Funds and unit released on day 31 after a tense back and forth. The thing that finally moved him was my attorney sending a short letter making clear we were prepared to file. He folded two days later. Sometimes the credible threat is cheaper than the fight.

AR
ana_realtor92

For the prevention side, I've started putting language in my booking confirmations and house rules that the stay is a short-term transient occupancy, not a tenancy, and that any extension requires a separate written agreement. I'm not a lawyer so I had it reviewed, but having it in writing at least documents intent.
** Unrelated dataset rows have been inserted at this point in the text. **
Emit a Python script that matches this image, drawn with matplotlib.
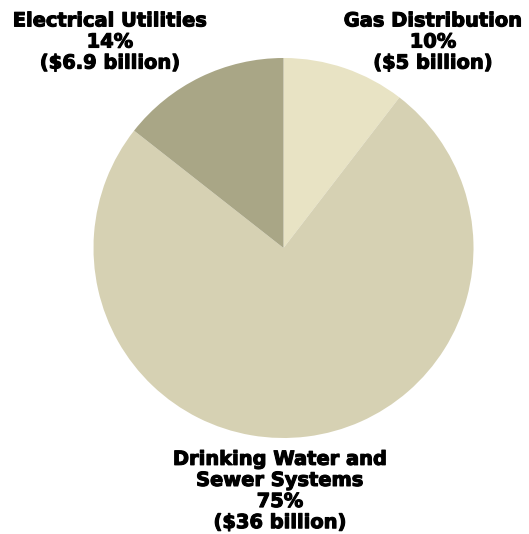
import matplotlib
matplotlib.use("Agg")
import matplotlib.pyplot as plt
import matplotlib.patheffects as pe

labels = ["Gas Distribution", "Drinking Water and\nSewer Systems", "Electrical Utilities"]
values = [5.0, 36.0, 6.9]
percents = ["10%", "75%", "14%"]
amounts = ["($5 billion)", "($36 billion)", "($6.9 billion)"]
colors = ["#E8E3C4", "#D6D1B3", "#A9A686"]

W, H = 529, 534
fig = plt.figure(figsize=(W / 100, H / 100), dpi=100)
ax = fig.add_axes([0, 0, 1, 1])

ax.pie(values, colors=colors, startangle=90, counterclock=False,
       center=(283.5, H - 248), radius=190, frame=True,
       wedgeprops=dict(linewidth=0))
ax.set_xlim(0, W)
ax.set_ylim(0, H)
ax.set_aspect("equal")
ax.axis("off")

font = dict(family="DejaVu Sans", weight="bold", fontsize=14, color="black",
            ha="center", va="center", multialignment="center", linespacing=1.14,
            path_effects=[pe.withStroke(linewidth=0.8, foreground="black")])

def lab(i):
    return labels[i] + "\n" + percents[i] + "\n" + amounts[i]

ax.text(433, H - 42, lab(0), **font)
ax.text(110, H - 42, lab(2), **font)
ax.text(280, H - 491, lab(1), **font)

fig.savefig("out.png", dpi=100)
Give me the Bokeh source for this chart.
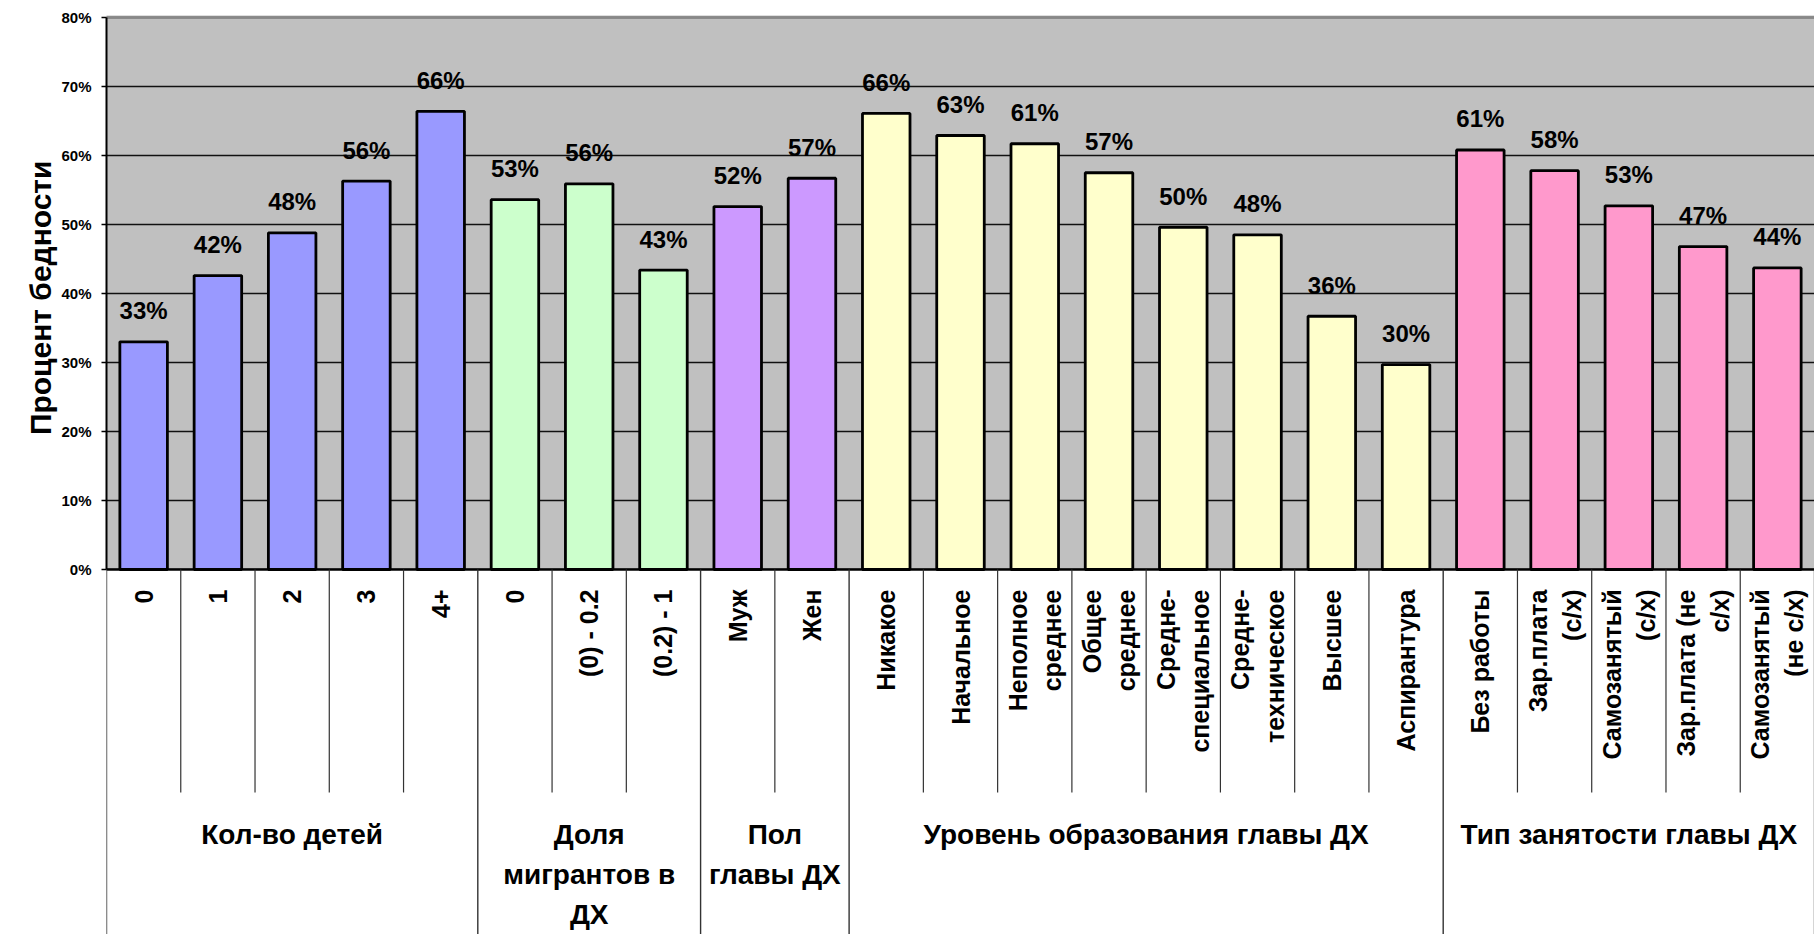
import math
from bokeh.plotting import figure
from bokeh.models import Range1d, FixedTicker, NumeralTickFormatter, Title
from bokeh.core.properties import value
from bokeh.embed import file_html
from bokeh.resources import INLINE

# ---------------- data ----------------
categories = ["0", "1", "2", "3", "4+",
              "0", "(0) - 0.2", "(0.2) - 1",
              "Муж", "Жен",
              "Никакое", "Начальное", "Неполное\nсреднее", "Общее\nсреднее",
              "Средне-\nспециальное", "Средне-\nтехническое", "Высшее", "Аспирантура",
              "Без работы", "Зар.плата\n(с/х)", "Самозанятый\n(с/х)",
              "Зар.плата (не\nс/х)", "Самозанятый\n(не с/х)"]
values = [0.330, 0.426, 0.488, 0.563, 0.664,
          0.536, 0.559, 0.434,
          0.526, 0.567,
          0.661, 0.629, 0.617, 0.575, 0.496, 0.485, 0.367, 0.297,
          0.608, 0.578, 0.527, 0.468, 0.437]
value_labels = ["33%", "42%", "48%", "56%", "66%",
                "53%", "56%", "43%",
                "52%", "57%",
                "66%", "63%", "61%", "57%", "50%", "48%", "36%", "30%",
                "61%", "58%", "53%", "47%", "44%"]
groups = ["Кол-во детей", "Доля\nмигрантов в\nДХ", "Пол\nглавы ДХ",
          "Уровень образования главы ДХ", "Тип занятости главы ДХ"]
group_sizes = [5, 3, 2, 8, 5]
group_colors = ["#9999FF", "#CCFFCC", "#CC99FF", "#FFFFCC", "#FF99CC"]
y_ticks = [0.0, 0.1, 0.2, 0.3, 0.4, 0.5, 0.6, 0.7, 0.8]
y_title = "Процент бедности"

# ---------------- layout ----------------
W, H = 1814, 934
BORDER_LEFT = 106
FRAME_TOP = 15         # canvas y of frame top
Y80_PX = 17            # canvas y of the top tick
AXIS_PX = 569          # canvas y of 0 %
YMAX = y_ticks[-1]
PPU = (AXIS_PX - Y80_PX) / YMAX
YTOP = YMAX + (Y80_PX - FRAME_TOP) / PPU
YMIN = -(H - AXIS_PX) / PPU
FONT = value("Liberation Sans")

n = len(categories)
xs = [i + 0.5 for i in range(n)]
colors = []
for c, s in zip(group_colors, group_sizes):
    colors += [c] * s

p = figure(width=W, height=H, output_backend="svg", toolbar_location=None,
           x_range=Range1d(0, n), y_range=Range1d(YMIN, YTOP),
           min_border_left=BORDER_LEFT, min_border_right=0,
           min_border_top=FRAME_TOP, min_border_bottom=0,
           x_axis_location=None, background_fill_color="#C0C0C0",
           border_fill_color="white", outline_line_color=None)

# y axis
ax = p.yaxis[0]
ax.bounds = (0, YMAX)
ax.ticker = FixedTicker(ticks=y_ticks)
ax.formatter = NumeralTickFormatter(format="0%")
ax.axis_line_color = "black"
ax.axis_line_width = 2
ax.major_tick_line_color = "black"
ax.major_tick_line_width = 1.5
ax.major_tick_out = 5
ax.major_tick_in = 0
ax.minor_tick_line_color = None
ax.major_label_text_font = "Liberation Sans"
ax.major_label_text_font_style = "bold"
ax.major_label_text_font_size = "15px"
ax.major_label_text_color = "black"
ax.major_label_text_baseline = "top"
ax.major_label_standoff = 10

# y title (vertical), its top end placed 145 px below the frame top
p.add_layout(Title(text=y_title, align="right", offset=145, vertical_align="bottom",
                   standoff=4, text_font="Liberation Sans", text_font_style="bold",
                   text_font_size="30px", text_color="black"), "left")

p.xgrid.grid_line_color = None
p.ygrid.grid_line_color = "#111111"
p.ygrid.grid_line_width = 1.4

# white table area below the axis
p.quad(left=0, right=n, bottom=YMIN, top=0, fill_color="white", line_color=None)
# top border of the plot area
p.segment(x0=0, x1=n, y0=YMAX, y1=YMAX, line_color="#888888", line_width=2.5)

# bars
p.vbar(x=xs, top=values, bottom=0, width=0.64, fill_color=colors,
       line_color="black", line_width=2.8)

# value labels
p.text(x=xs, y=values, text=value_labels, text_align="center",
       text_baseline="alphabetic", y_offset=-31, text_font=FONT,
       text_font_style="bold", text_font_size="24px", text_color="black")

# axis line
p.segment(x0=0, x1=n, y0=0, y1=0, line_color="black", line_width=2.5)

# table separators
bounds = [0]
for s in group_sizes:
    bounds.append(bounds[-1] + s)
short_y = -(792 - AXIS_PX) / PPU
full_x = [b for b in bounds]
short_x = [k for k in range(1, n) if k not in bounds]
p.segment(x0=short_x, x1=short_x, y0=[0] * len(short_x), y1=[short_y] * len(short_x),
          line_color="#333333", line_width=1.2)
p.segment(x0=full_x, x1=full_x, y0=[0] * len(full_x), y1=[YMIN] * len(full_x),
          line_color="#333333", line_width=1.4)

# category labels (rotated)
p.text(x=xs, y=[0] * n, text=categories, angle=math.pi / 2, text_align="right",
       text_baseline="middle", y_offset=20, text_font=FONT, text_font_style="bold",
       text_font_size="25px", text_color="black", text_line_height=1.22)

# group labels
centers = [(bounds[i] + bounds[i + 1]) / 2 for i in range(len(groups))]
split = [g.split("\n") for g in groups]
max_lines = max(len(s) for s in split)
for k in range(max_lines):
    gx = [c for c, s in zip(centers, split) if len(s) > k]
    gt = [s[k] for s in split if len(s) > k]
    p.text(x=gx, y=[0] * len(gx), text=gt, text_align="center", text_baseline="middle",
           y_offset=265 + 40 * k, text_font=FONT, text_font_style="bold",
           text_font_size="28px", text_color="black")

open("out.html", "w").write(file_html(p, INLINE))
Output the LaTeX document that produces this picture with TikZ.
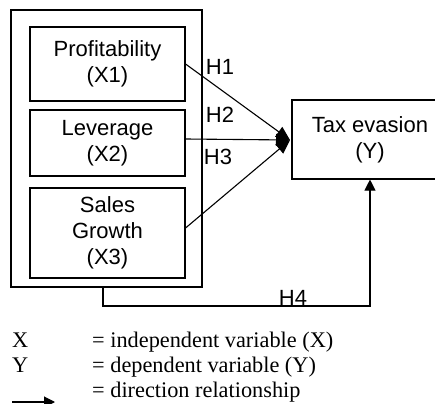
\documentclass[tikz,border=0pt]{standalone}
\usepackage{fontspec}
\setmainfont{Liberation Serif}
\setsansfont{Liberation Sans}
\usetikzlibrary{arrows.meta}
\begin{document}
\begin{tikzpicture}[x=1pt,y=-1pt,
  box/.style={draw, line width=1.1pt, inner sep=0pt, align=center,
    font=\sffamily\fontsize{22}{26}\selectfont},
  hlab/.style={font=\sffamily\fontsize{22}{26}\selectfont, inner sep=0pt},
  leg/.style={font=\fontsize{22.3}{25}\selectfont, inner sep=0pt, anchor=base west},
  conn/.style={line width=1.1pt, -{Triangle[length=14pt,width=12pt]}},
  vconn/.style={line width=1.1pt, -{Triangle[length=11pt,width=11pt]}},
  plain/.style={line width=1.1pt}]
\useasboundingbox (0,0) rectangle (435,403);
\begin{scope}
\clip (0,0) rectangle (435,403);
% outer box
\node[box, minimum width=191pt, minimum height=277pt] (outer) at (106.5,148.5) {};
\node[box, minimum width=155pt, minimum height=74pt] (prof) at (107.5,64) {Profitability\\(X1)};
\node[box, minimum width=155pt, minimum height=66pt] (lev) at (107.5,143) {Leverage\\(X2)};
\node[box, minimum width=155pt, minimum height=90pt] (sales) at (107.5,233) {Sales\\Growth\\(X3)};
\node[box, minimum width=156pt, minimum height=79pt] (tax) at (370,139.5) {Tax evasion\\(Y)};
\coordinate (tip) at (290,140);
\draw[conn] (prof.east) -- (tip);
\draw[conn] ([yshift=4pt]lev.east) -- (tip);
\draw[conn] ([yshift=5pt]sales.east) -- (tip);
\coordinate (c1) at (103,306);
\draw[vconn] (outer.south -| c1) -- (c1) -| (tax.south);
\node[hlab] (h1) at (220,67) {H1};
\node[hlab] (h2) at (220,115) {H2};
\node[hlab] (h3) at (218,157) {H3};
\node[hlab] (h4) at (293,298) {H4};
% legend
\node[leg] (lx) at (12,347) {X};
\node[leg] (ly) at (12,372) {Y};
\node[leg] (lxt) at (92,347) {= independent variable (X)};
\node[leg] (lyt) at (92,372) {= dependent variable (Y)};
\node[leg] (lat) at (92,397) {= direction relationship};
\coordinate (la) at (12,402);
\coordinate (lb) at (55,402);
\draw[vconn] (la) -- (lb);
\end{scope}
\end{tikzpicture}
\end{document}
It won't override local law on its own, but if it ever ends up in front of a judge, you want a record that everyone understood this was a vacation stay and not a lease.

PC
props_and_cons

Insurance angle worth repeating since clock_watcher raised it early. I filed a claim under a third-party short-term rental policy for lost income and legal fees during a holdover and it actually paid a chunk, around 60 percent of what I claimed. The platform's own "guarantee" did nothing, as usual.

Read your policy for whether "squatter" or "holdover guest" situations are covered before you need it. A lot of standard landlord policies specifically exclude it, so don't assume.

TT
thrifty_tom

Came here because this thread is the top result when you search the problem, and honestly it's more useful than anything the platform sent me. Currently on day 33 with a non-leaver in a California unit.

Takeaways I'm acting on from reading all of this: don't touch the locks or utilities myself, get a local attorney today, document everything with timestamps, and seriously consider cash for keys with a signed release as the fastest exit. Will report back on how it goes. Thanks to everyone who shared, especially Brandon for the brutal honesty about the numbers.